A review by chloe_liese
How Not to Let Go by Emily Foster

5.0

This book intelligently, compassionately explored the often overlooked tension between loving someone and being able to make a relationship work with them. Maybe it’s because I love someone who’s experienced a monstrous family life like Charles, but I found both him and Annie highly relatable. She struggled with loving him and not wanting to fix him or push him to tackle his pain her way. I got that. I have hurt that way and said, “why aren’t I enough for you?” Which was of course overlooking the whole truth of just how difficult it is for people different from us to heal, and for us as their partners to honor and actively support their own path towards growth and closure.

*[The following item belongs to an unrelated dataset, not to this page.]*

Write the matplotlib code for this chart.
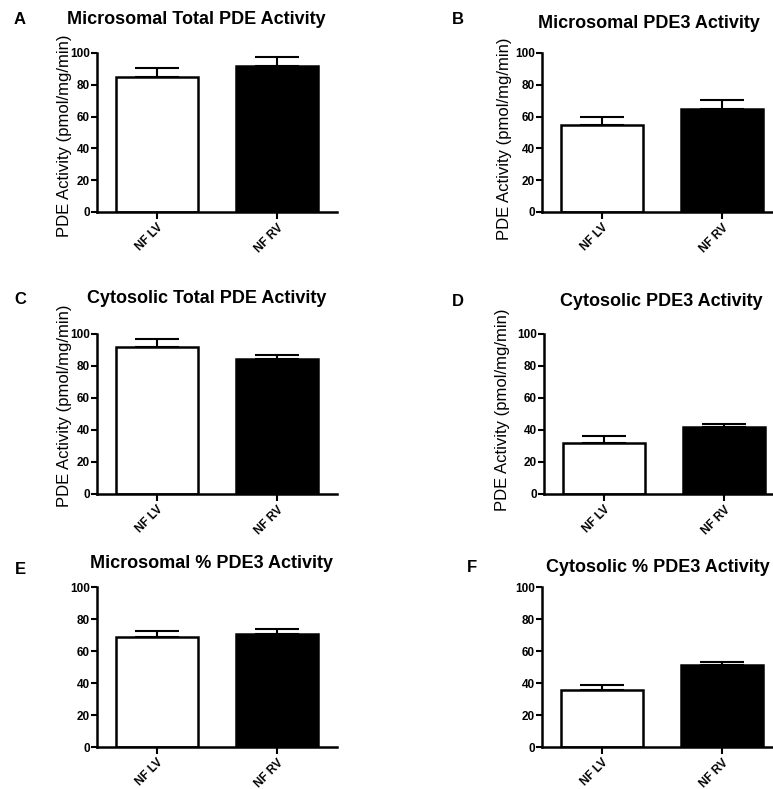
import matplotlib
matplotlib.use("Agg")
import matplotlib.pyplot as plt

plt.rcParams['font.family'] = ['Liberation Sans', 'DejaVu Sans']

# data
groups = ["NF LV", "NF RV"]
titles = ["Microsomal Total PDE Activity", "Microsomal PDE3 Activity",
          "Cytosolic Total PDE Activity", "Cytosolic PDE3 Activity",
          "Microsomal % PDE3 Activity", "Cytosolic % PDE3 Activity"]
letters = ["A", "B", "C", "D", "E", "F"]
means = [[85.0, 91.6], [54.5, 64.7], [91.7, 84.2],
         [31.6, 42.0], [69.0, 70.6], [35.8, 51.0]]
sems = [[5.6, 5.7], [5.2, 5.9], [5.0, 2.7],
        [4.4, 2.0], [3.7, 3.4], [3.0, 2.3]]
has_ylabel = [True, True, True, True, False, False]
ylabel = "PDE Activity (pmol/mg/min)"

W, H = 773, 789

# axes boxes in pixels: left, top(y=100), right, bottom(y=0)
boxes = [(97, 53, 337, 212), (542, 53, 782, 212),
         (97, 334, 337, 494), (544, 334, 784, 494),
         (97, 587, 337, 747), (542, 587, 782, 747)]
# title centre x/y, panel letter x/y, y label centre x/y (pixels)
title_pos = [(196, 20), (649, 23), (207, 298), (661, 301), (212, 563), (658, 568)]
letter_pos = [(20, 19), (458, 19), (20, 299), (458, 302), (20, 569), (472, 568)]
ylabel_pos = [(64, 136), (504, 139), (64, 406), (503, 410)]

fig = plt.figure(figsize=(W / 100, H / 100), dpi=100)

for i in range(6):
    l, t, r, b = boxes[i]
    ax = fig.add_axes([l / W, 1 - b / H, (r - l) / W, (b - t) / H])
    x = [0, 1]
    ax.bar(x, means[i], width=0.68, color=["white", "black"],
           edgecolor="black", linewidth=1.8, zorder=2)
    ax.errorbar(x, means[i], yerr=[[0, 0], sems[i]], fmt="none",
                ecolor="black", elinewidth=1.5, capsize=16, capthick=1.5,
                zorder=1)
    ax.set_xlim(-0.5, 1.5)
    ax.set_ylim(0, 100)
    ax.set_yticks([0, 20, 40, 60, 80, 100])
    ax.set_xticks(x)
    ax.set_xticklabels(groups, rotation=45, ha="right", va="top",
                       rotation_mode="anchor", fontsize=8.5, fontweight="bold")
    for lab in ax.get_yticklabels():
        lab.set_fontsize(8.5)
        lab.set_fontweight("bold")
    for s in ["top", "right"]:
        ax.spines[s].set_visible(False)
    for s in ["left", "bottom"]:
        ax.spines[s].set_linewidth(1.8)
    ax.tick_params(axis="both", direction="out", width=1.5, length=4, pad=1)
    ax.tick_params(axis="x", length=5, pad=2)

    tx, ty = title_pos[i]
    fig.text(tx / W, 1 - ty / H, titles[i], ha="center", va="center",
             fontsize=13, fontweight="bold")
    lx, ly = letter_pos[i]
    fig.text(lx / W, 1 - ly / H, letters[i], ha="center", va="center",
             fontsize=12, fontweight="bold")
    if has_ylabel[i]:
        yx, yy = ylabel_pos[i]
        fig.text(yx / W, 1 - yy / H, ylabel,
                 rotation=90, ha="center", va="center", fontsize=12)

fig.savefig("out.png", dpi=100)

I don’t know where other reviewers come at this with disappointment or feeling unable to relate, but maybe they’re unacquainted with this kind of hardship, or they don’t like a book that foregrounds it prominently. Perhaps this is a book meant for people whose hearts have broken, whose relationships have nearly capsized or totally crumbled before resurrecting, in the wake of family and childhood trauma, only after monumental personal effort. Charles didn’t strike me as adolescent—he struck me as a traumatized man struggling to face the extent of his trauma’s impact on his ability to live fully and love well. I found his honesty compelling because he was was constantly trying to make sense of it, and that inquiry led him to ascend the place he feared most and find the closure he needed to heal and love Annie as he wanted to.